South Africa widens the transfer pricing net with the introduction of associated enterprises

To be [associated] or not to be? That is the question - though not for Hamlet in this instance, but for taxpayers resident in South Africa, as well as foreign companies with a South African presence. After a couple of years of implementation delays, from 1 January 2023 South African Revenue Service (SARS) will formally introduce the concept of associated enterprises into South African transfer pricing regulations. The current definition of connected person will remain intact. The introduction of associated enterprises will widen the transfer pricing “net.” The changes will pertain to years of assessment starting on or after 1 January 2023.

To provide guidance on determining whether one fits the definition of associated enterprises, SARS published a draft interpretation note (IN) on 14 October 2022. The IN acknowledges that the current transfer pricing rules, based solely on the connected party definition, may not always capture arrangements between associated enterprises, where, by virtue of the association, there is significant influence over the determination of transfer prices.
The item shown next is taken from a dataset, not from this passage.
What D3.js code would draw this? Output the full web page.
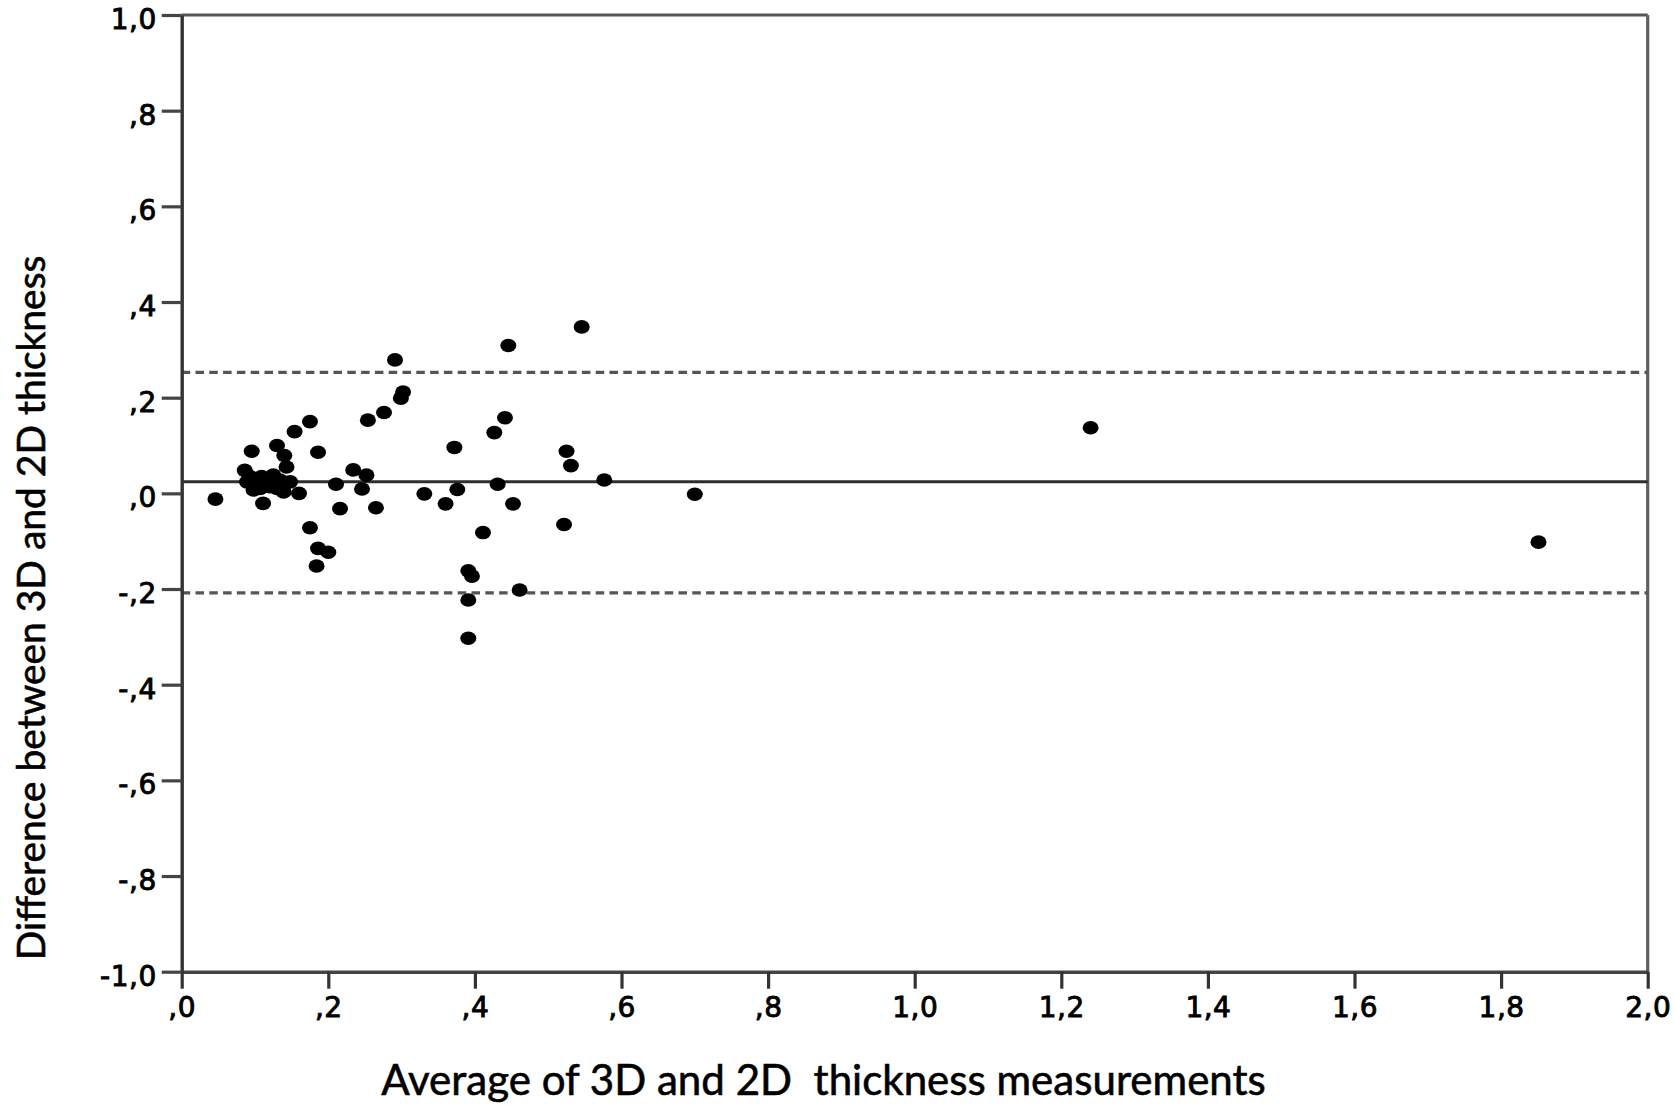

To correct for this, and to bring the legislation in line with international standards, the term associated enterprise, as contemplated in Article 9(1), has been inserted into the South African transfer pricing rules.
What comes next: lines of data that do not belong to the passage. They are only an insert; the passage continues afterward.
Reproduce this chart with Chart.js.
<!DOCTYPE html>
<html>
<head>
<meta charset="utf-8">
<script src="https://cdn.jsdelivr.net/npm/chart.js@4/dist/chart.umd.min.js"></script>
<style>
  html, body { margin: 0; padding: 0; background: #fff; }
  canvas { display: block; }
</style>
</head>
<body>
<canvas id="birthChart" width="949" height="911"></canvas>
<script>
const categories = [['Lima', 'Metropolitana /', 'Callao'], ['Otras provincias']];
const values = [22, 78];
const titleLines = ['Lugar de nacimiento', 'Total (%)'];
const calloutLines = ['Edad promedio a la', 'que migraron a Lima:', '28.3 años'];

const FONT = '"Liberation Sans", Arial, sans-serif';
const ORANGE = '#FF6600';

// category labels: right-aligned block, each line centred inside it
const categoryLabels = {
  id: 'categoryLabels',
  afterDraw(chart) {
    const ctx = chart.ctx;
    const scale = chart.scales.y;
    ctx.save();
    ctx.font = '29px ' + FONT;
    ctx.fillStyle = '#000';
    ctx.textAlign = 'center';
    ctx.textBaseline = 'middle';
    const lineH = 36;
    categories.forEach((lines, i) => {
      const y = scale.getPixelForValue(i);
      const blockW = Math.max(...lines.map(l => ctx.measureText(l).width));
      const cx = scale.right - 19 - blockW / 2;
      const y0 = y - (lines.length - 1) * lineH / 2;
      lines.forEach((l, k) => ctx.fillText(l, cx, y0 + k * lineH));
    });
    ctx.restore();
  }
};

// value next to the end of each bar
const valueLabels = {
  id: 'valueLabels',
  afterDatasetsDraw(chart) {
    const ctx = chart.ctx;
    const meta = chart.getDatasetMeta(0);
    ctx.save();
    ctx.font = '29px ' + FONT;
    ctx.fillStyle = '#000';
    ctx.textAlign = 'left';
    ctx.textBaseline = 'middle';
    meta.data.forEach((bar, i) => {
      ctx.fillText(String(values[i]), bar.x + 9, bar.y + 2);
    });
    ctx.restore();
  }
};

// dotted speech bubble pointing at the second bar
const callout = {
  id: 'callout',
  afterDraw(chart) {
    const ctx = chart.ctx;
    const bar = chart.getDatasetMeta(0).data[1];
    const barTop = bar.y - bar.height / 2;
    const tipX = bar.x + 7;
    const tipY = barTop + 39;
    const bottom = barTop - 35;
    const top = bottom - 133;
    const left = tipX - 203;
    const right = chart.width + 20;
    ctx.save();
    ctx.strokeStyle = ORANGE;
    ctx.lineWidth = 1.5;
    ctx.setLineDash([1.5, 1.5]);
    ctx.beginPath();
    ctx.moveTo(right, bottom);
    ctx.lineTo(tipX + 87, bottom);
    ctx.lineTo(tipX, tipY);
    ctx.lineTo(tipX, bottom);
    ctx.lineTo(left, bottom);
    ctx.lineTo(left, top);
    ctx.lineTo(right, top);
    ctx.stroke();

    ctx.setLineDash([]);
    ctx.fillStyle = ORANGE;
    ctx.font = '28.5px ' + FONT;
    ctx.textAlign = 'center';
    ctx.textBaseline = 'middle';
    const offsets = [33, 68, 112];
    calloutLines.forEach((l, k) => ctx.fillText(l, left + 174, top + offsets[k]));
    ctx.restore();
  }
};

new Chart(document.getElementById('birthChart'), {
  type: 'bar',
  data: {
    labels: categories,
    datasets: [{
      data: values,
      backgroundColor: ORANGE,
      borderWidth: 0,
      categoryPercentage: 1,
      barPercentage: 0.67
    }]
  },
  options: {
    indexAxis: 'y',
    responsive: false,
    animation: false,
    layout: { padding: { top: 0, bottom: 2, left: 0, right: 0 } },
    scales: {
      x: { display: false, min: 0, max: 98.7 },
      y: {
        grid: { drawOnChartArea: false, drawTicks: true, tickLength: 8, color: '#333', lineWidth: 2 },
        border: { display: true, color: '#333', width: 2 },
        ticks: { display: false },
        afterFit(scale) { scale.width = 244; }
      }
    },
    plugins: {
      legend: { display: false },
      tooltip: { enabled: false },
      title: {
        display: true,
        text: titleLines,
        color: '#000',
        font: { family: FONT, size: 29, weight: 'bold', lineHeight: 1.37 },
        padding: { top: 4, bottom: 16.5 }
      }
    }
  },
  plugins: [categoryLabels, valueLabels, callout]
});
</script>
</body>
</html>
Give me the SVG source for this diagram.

The IN does not define the term itself, but rather refers to Article 9. This very wide definition states that two enterprises are associated enterprise where:

  • An enterprise of a Contracting State participates directly or indirectly in the management, control or capital of an enterprise of the other Contracting State, or
  • The same persons participate directly or indirectly in the management, control or capital of an enterprise of a Contracting State and an enterprise of the other Contracting State.

Various stakeholders have provided the feedback to SARS that applying associated enterprises in the current format is too broad and should be defined specifically. Yet, no additional guidance appears on the horizon and taxpayers must prepare for 1 January 2023.

Taxpayers must consider whether they fall into this wider South African transfer pricing net. Related party arrangements in any of the following circumstances may result in additional transfer pricing compliance requirements:

  • Between entities with direct or indirect participation in management
  • Between entities where there is direct or indirect control
  • Between entities with direct or indirect participation in capital
  • -Between a South African head office and its foreign branch or vice versa (i.e. the same legal entity)
  • Economic dependency exists between parties that would not “normally” exist between independent parties transacting at arm’s length

To bring it back to Shakespeare, rather than revert into a melancholic soliloquy on your company’s existential status in this complex transfer pricing world, we simply recommend that multinational enterprises with a South African presence review their cross-border arrangements to confirm whether the amended rules apply to such arrangements and entities not previously captured. Relevant transfer pricing compliance requirements (e.g. filing of transfer pricing documentation) can then be considered accordingly.